Material »
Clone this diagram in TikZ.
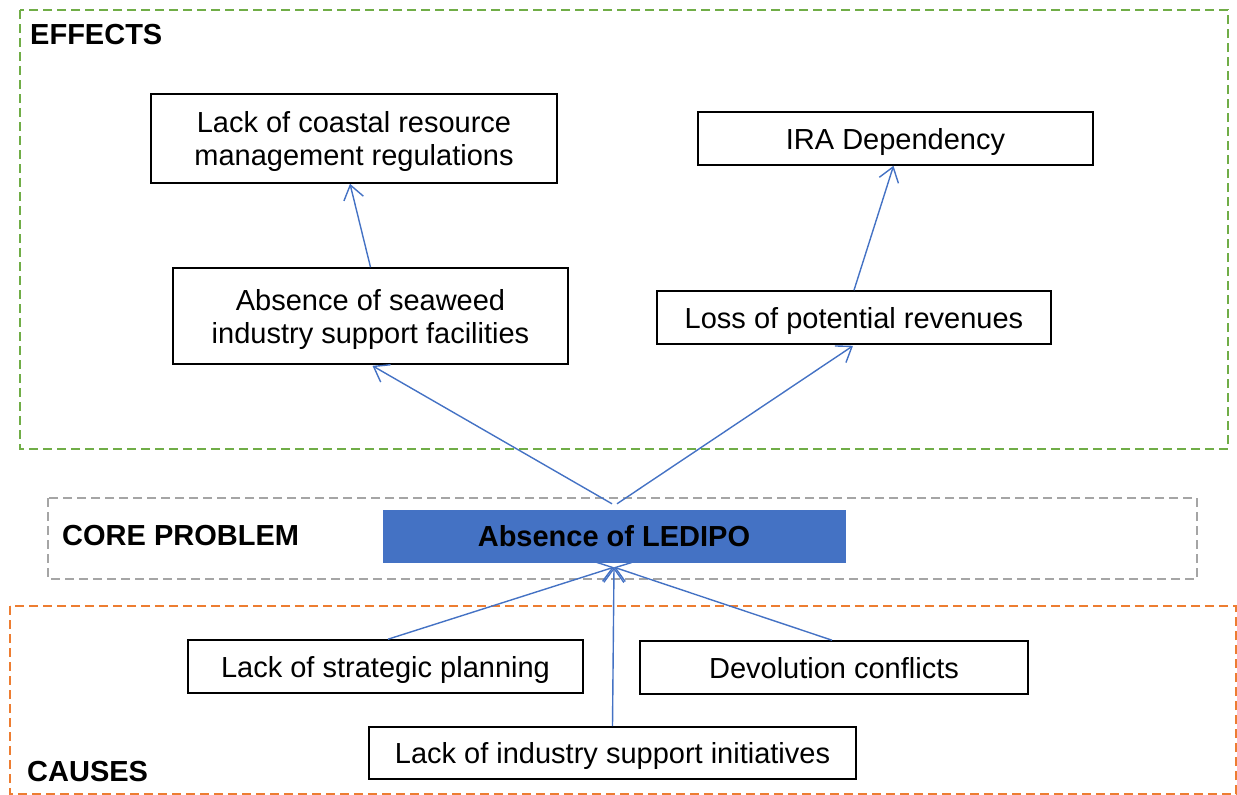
\documentclass[tikz,border=0pt]{standalone}
\usepackage{fontspec}
\setmainfont{Liberation Sans}
\usetikzlibrary{arrows.meta}
\definecolor{linkblue}{HTML}{4472C4}
\definecolor{effgreen}{HTML}{70AD47}
\definecolor{coregray}{HTML}{A5A5A5}
\definecolor{causeorange}{HTML}{ED7D31}
\begin{document}
\begin{tikzpicture}[x=1pt,y=-1pt,
  font=\fontsize{29}{33}\selectfont,
  framebox/.style={line width=1.4pt, dash pattern=on 9pt off 5pt},
  itembox/.style={draw=black, line width=1.6pt, fill=white, inner sep=0pt, text depth=0pt, align=center},
  corebox/.style={fill=linkblue, draw=linkblue, inner sep=0pt, text depth=0pt, font=\fontsize{29}{33}\selectfont\bfseries},
  zonelabel/.style={anchor=base west, inner sep=0pt, font=\fontsize{29}{33}\selectfont\bfseries},
  link/.style={draw=linkblue, line width=1.4pt, -{Straight Barb[length=14pt, width=20pt, line width=1.4pt]}}
]
\useasboundingbox (0,0) rectangle (1237,795);

% zone frames
\draw[framebox, effgreen] (20,10) rectangle (1228,449);
\draw[framebox, coregray] (48,498) rectangle (1197,579);
\draw[framebox, causeorange] (10,606) rectangle (1236,794);

% zone labels
\node[zonelabel] (lblEff) at (30,44) {EFFECTS};
\node[zonelabel] (lblCore) at (62,545) {CORE PROBLEM};
\node[zonelabel] (lblCause) at (27,781) {CAUSES};

% effects
\node[itembox, minimum width=406pt, minimum height=89pt] (regs) at (354,138.5)
  {Lack of coastal resource\\management regulations};
\node[itembox, minimum width=395pt, minimum height=53pt] (ira) at (895.5,138.5) {IRA Dependency};
\node[itembox, minimum width=395pt, minimum height=96pt] (seaweed) at (370.5,316)
  {Absence of seaweed\\industry support facilities};
\node[itembox, minimum width=394pt, minimum height=53pt] (loss) at (854,317.5) {Loss of potential revenues};

% core problem
\node[corebox, minimum width=462pt, minimum height=52pt] (core) at (614,536) {Absence of LEDIPO};
\coordinate (coreTopA) at ([xshift=-2pt,yshift=6pt]core.north);
\coordinate (coreTopB) at ([xshift=3pt,yshift=6pt]core.north);
\coordinate (coreBot) at ([yshift=-5pt]core.south);

% causes
\node[itembox, minimum width=395pt, minimum height=53pt] (strat) at (385.5,666.5) {Lack of strategic planning};
\node[itembox, minimum width=388pt, minimum height=53pt] (devo) at (834,667.5) {Devolution conflicts};
\node[itembox, minimum width=487pt, minimum height=52pt] (ind) at (612.5,753) {Lack of industry support initiatives};

% connectors
\draw[link] (seaweed.north) -- ([xshift=-4pt]regs.south);
\draw[link] (loss.north) -- ([xshift=-2pt]ira.south);
\draw[link] (coreTopA) -- ([xshift=2pt,yshift=-1pt]seaweed.south);
\draw[link] (coreTopB) -- ([xshift=-1pt,yshift=-1pt]loss.south);
\draw[link] ([xshift=2.5pt]strat.north) -- (coreBot);
\draw[link] ([xshift=-2pt]devo.north) -- (coreBot);
\draw[link] (ind.north) -- (coreBot);
\end{tikzpicture}
\end{document}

Problem statement »
Return each line exactly as written. Any picture gets left out.

Task output »
Clone this diagram in TikZ.
\documentclass[tikz,border=0pt]{standalone}
\usepackage{fontspec}
\setmainfont{Liberation Sans}
\usetikzlibrary{arrows.meta}
\definecolor{linkblue}{HTML}{4472C4}
\definecolor{effgreen}{HTML}{70AD47}
\definecolor{coregray}{HTML}{A5A5A5}
\definecolor{causeorange}{HTML}{ED7D31}
\begin{document}
\begin{tikzpicture}[x=1pt,y=-1pt,
  font=\fontsize{29}{33}\selectfont,
  framebox/.style={line width=1.4pt, dash pattern=on 9pt off 5pt},
  itembox/.style={draw=black, line width=1.6pt, fill=white, inner sep=0pt, text depth=0pt, align=center},
  corebox/.style={fill=linkblue, draw=linkblue, inner sep=0pt, text depth=0pt, font=\fontsize{29}{33}\selectfont\bfseries},
  zonelabel/.style={anchor=base west, inner sep=0pt, font=\fontsize{29}{33}\selectfont\bfseries},
  link/.style={draw=linkblue, line width=1.4pt, -{Straight Barb[length=14pt, width=20pt, line width=1.4pt]}}
]
\useasboundingbox (0,0) rectangle (1237,795);

% zone frames
\draw[framebox, effgreen] (20,10) rectangle (1228,449);
\draw[framebox, coregray] (48,498) rectangle (1197,579);
\draw[framebox, causeorange] (10,606) rectangle (1236,794);

% zone labels
\node[zonelabel] (lblEff) at (30,44) {EFFECTS};
\node[zonelabel] (lblCore) at (62,545) {CORE PROBLEM};
\node[zonelabel] (lblCause) at (27,781) {CAUSES};

% effects
\node[itembox, minimum width=406pt, minimum height=89pt] (regs) at (354,138.5)
  {Lack of coastal resource\\management regulations};
\node[itembox, minimum width=395pt, minimum height=53pt] (ira) at (895.5,138.5) {IRA Dependency};
\node[itembox, minimum width=395pt, minimum height=96pt] (seaweed) at (370.5,316)
  {Absence of seaweed\\industry support facilities};
\node[itembox, minimum width=394pt, minimum height=53pt] (loss) at (854,317.5) {Loss of potential revenues};

% core problem
\node[corebox, minimum width=462pt, minimum height=52pt] (core) at (614,536) {Absence of LEDIPO};
\coordinate (coreTopA) at ([xshift=-2pt,yshift=6pt]core.north);
\coordinate (coreTopB) at ([xshift=3pt,yshift=6pt]core.north);
\coordinate (coreBot) at ([yshift=-5pt]core.south);

% causes
\node[itembox, minimum width=395pt, minimum height=53pt] (strat) at (385.5,666.5) {Lack of strategic planning};
\node[itembox, minimum width=388pt, minimum height=53pt] (devo) at (834,667.5) {Devolution conflicts};
\node[itembox, minimum width=487pt, minimum height=52pt] (ind) at (612.5,753) {Lack of industry support initiatives};

% connectors
\draw[link] (seaweed.north) -- ([xshift=-4pt]regs.south);
\draw[link] (loss.north) -- ([xshift=-2pt]ira.south);
\draw[link] (coreTopA) -- ([xshift=2pt,yshift=-1pt]seaweed.south);
\draw[link] (coreTopB) -- ([xshift=-1pt,yshift=-1pt]loss.south);
\draw[link] ([xshift=2.5pt]strat.north) -- (coreBot);
\draw[link] ([xshift=-2pt]devo.north) -- (coreBot);
\draw[link] (ind.north) -- (coreBot);
\end{tikzpicture}
\end{document}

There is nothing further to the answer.